JOB:
Transcribe every line from the top down to the line with "var whisHi = [17.56, 15.87, 13.5, 12.9, 28.46, 12.1];", both ends included, but not the pictures.

SOURCE EXCERPT:

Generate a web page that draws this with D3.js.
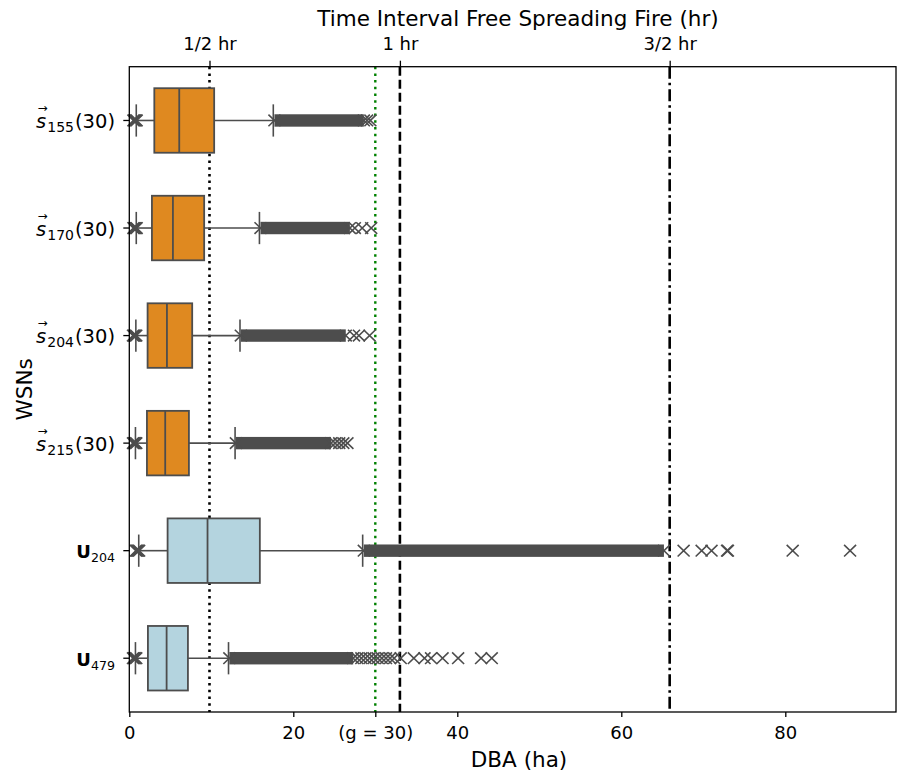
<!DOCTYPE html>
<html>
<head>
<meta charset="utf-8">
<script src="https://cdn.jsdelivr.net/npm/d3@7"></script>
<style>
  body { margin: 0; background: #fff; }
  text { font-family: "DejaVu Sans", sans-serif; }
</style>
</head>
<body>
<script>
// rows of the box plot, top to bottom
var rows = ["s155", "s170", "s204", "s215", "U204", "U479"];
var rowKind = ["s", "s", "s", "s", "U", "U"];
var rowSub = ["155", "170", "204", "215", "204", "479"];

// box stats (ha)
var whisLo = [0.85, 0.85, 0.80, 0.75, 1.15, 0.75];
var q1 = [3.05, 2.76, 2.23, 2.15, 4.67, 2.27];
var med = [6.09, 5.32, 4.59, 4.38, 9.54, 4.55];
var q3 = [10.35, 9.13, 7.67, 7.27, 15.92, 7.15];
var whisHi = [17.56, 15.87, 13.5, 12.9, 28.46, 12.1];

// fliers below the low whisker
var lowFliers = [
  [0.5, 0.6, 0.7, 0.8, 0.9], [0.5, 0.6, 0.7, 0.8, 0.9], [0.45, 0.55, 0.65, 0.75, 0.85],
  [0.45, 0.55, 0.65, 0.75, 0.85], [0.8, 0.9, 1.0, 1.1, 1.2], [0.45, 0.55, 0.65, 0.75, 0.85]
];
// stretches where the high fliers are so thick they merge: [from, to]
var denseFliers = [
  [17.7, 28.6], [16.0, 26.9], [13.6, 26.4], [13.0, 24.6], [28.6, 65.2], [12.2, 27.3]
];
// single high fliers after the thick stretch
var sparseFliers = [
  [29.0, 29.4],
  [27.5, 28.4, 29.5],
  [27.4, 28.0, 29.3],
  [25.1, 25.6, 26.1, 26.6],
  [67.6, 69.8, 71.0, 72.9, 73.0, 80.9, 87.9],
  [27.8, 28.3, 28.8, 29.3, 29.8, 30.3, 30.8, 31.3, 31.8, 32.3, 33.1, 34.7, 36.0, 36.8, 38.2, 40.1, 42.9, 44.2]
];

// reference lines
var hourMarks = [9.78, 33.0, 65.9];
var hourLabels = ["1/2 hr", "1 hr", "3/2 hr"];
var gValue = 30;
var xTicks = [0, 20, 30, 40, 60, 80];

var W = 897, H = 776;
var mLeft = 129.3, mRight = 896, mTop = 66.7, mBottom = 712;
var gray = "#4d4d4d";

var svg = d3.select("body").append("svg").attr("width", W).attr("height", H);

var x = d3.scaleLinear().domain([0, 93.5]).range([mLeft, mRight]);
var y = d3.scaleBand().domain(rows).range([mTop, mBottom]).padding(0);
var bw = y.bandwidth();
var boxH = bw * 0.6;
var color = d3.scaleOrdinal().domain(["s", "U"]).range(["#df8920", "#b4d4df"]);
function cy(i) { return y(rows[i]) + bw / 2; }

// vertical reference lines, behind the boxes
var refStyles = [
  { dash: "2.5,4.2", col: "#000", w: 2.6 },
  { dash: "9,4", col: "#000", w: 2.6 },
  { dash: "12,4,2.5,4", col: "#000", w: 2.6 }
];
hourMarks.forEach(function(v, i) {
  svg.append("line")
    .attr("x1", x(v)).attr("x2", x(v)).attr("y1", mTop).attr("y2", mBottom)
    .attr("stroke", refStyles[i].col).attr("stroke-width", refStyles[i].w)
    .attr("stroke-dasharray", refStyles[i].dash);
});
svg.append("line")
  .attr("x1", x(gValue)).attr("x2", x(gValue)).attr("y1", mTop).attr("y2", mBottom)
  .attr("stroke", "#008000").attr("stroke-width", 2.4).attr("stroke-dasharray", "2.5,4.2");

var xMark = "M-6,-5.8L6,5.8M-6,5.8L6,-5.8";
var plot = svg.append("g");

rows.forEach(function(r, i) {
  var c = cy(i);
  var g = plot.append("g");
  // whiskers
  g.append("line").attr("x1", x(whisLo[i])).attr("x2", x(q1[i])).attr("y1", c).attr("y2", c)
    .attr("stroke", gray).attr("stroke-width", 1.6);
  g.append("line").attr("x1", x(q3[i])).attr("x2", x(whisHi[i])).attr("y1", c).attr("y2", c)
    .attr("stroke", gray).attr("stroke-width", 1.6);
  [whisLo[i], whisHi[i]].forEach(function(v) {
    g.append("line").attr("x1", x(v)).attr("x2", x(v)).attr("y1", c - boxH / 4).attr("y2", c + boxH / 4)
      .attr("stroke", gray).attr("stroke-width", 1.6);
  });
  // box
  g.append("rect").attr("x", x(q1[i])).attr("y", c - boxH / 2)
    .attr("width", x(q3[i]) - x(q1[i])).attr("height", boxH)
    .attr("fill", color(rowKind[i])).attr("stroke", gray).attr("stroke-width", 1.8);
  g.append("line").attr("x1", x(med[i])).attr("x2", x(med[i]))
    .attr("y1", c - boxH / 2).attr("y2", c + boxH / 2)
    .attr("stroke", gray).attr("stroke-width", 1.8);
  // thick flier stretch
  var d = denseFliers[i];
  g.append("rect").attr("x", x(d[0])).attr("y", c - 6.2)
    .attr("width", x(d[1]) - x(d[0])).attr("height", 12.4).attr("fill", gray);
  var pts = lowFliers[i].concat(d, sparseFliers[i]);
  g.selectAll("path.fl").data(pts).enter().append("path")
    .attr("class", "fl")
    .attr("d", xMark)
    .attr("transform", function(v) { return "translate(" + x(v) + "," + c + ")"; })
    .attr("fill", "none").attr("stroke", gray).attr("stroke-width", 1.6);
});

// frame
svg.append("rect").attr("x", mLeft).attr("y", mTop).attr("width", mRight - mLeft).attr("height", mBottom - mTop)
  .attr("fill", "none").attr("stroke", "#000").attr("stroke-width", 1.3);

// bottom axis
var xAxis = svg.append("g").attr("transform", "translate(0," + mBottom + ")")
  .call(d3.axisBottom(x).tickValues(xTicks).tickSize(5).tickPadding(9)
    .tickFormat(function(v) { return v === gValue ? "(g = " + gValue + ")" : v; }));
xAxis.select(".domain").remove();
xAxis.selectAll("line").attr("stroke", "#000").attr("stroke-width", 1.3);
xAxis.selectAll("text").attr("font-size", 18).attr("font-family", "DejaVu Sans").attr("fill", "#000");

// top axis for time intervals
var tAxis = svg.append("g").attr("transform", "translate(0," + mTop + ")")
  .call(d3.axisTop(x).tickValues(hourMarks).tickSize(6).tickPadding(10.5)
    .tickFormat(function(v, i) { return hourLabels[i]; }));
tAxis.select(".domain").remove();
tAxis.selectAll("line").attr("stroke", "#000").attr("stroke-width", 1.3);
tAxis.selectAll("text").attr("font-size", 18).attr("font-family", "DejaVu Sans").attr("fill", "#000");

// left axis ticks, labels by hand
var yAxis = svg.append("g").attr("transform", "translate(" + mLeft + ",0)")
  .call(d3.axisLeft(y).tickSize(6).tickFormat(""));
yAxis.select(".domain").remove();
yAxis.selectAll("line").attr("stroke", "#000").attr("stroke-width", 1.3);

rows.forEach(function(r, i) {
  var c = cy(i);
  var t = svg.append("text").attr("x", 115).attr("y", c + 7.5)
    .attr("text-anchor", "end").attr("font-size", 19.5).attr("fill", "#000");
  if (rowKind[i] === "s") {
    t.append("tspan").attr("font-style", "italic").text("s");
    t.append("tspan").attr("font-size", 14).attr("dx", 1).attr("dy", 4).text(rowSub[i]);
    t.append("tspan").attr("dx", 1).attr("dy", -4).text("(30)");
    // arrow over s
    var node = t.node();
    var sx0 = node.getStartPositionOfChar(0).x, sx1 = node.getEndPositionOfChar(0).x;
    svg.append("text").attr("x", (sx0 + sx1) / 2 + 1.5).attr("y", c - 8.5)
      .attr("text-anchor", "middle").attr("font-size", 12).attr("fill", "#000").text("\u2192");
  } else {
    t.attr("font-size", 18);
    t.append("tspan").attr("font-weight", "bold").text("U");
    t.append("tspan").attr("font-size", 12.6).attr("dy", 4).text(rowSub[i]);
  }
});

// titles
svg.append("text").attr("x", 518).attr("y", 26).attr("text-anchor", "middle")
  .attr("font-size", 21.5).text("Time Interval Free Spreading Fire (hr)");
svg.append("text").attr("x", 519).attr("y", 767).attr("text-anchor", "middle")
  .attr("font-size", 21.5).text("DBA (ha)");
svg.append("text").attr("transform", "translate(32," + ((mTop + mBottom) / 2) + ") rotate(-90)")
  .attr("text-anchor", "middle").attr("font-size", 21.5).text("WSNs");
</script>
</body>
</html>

EXERCISE RESULT:
Generate a web page that draws this with D3.js.
<!DOCTYPE html>
<html>
<head>
<meta charset="utf-8">
<script src="https://cdn.jsdelivr.net/npm/d3@7"></script>
<style>
  body { margin: 0; background: #fff; }
  text { font-family: "DejaVu Sans", sans-serif; }
</style>
</head>
<body>
<script>
// rows of the box plot, top to bottom
var rows = ["s155", "s170", "s204", "s215", "U204", "U479"];
var rowKind = ["s", "s", "s", "s", "U", "U"];
var rowSub = ["155", "170", "204", "215", "204", "479"];

// box stats (ha)
var whisLo = [0.85, 0.85, 0.80, 0.75, 1.15, 0.75];
var q1 = [3.05, 2.76, 2.23, 2.15, 4.67, 2.27];
var med = [6.09, 5.32, 4.59, 4.38, 9.54, 4.55];
var q3 = [10.35, 9.13, 7.67, 7.27, 15.92, 7.15];
var whisHi = [17.56, 15.87, 13.5, 12.9, 28.46, 12.1];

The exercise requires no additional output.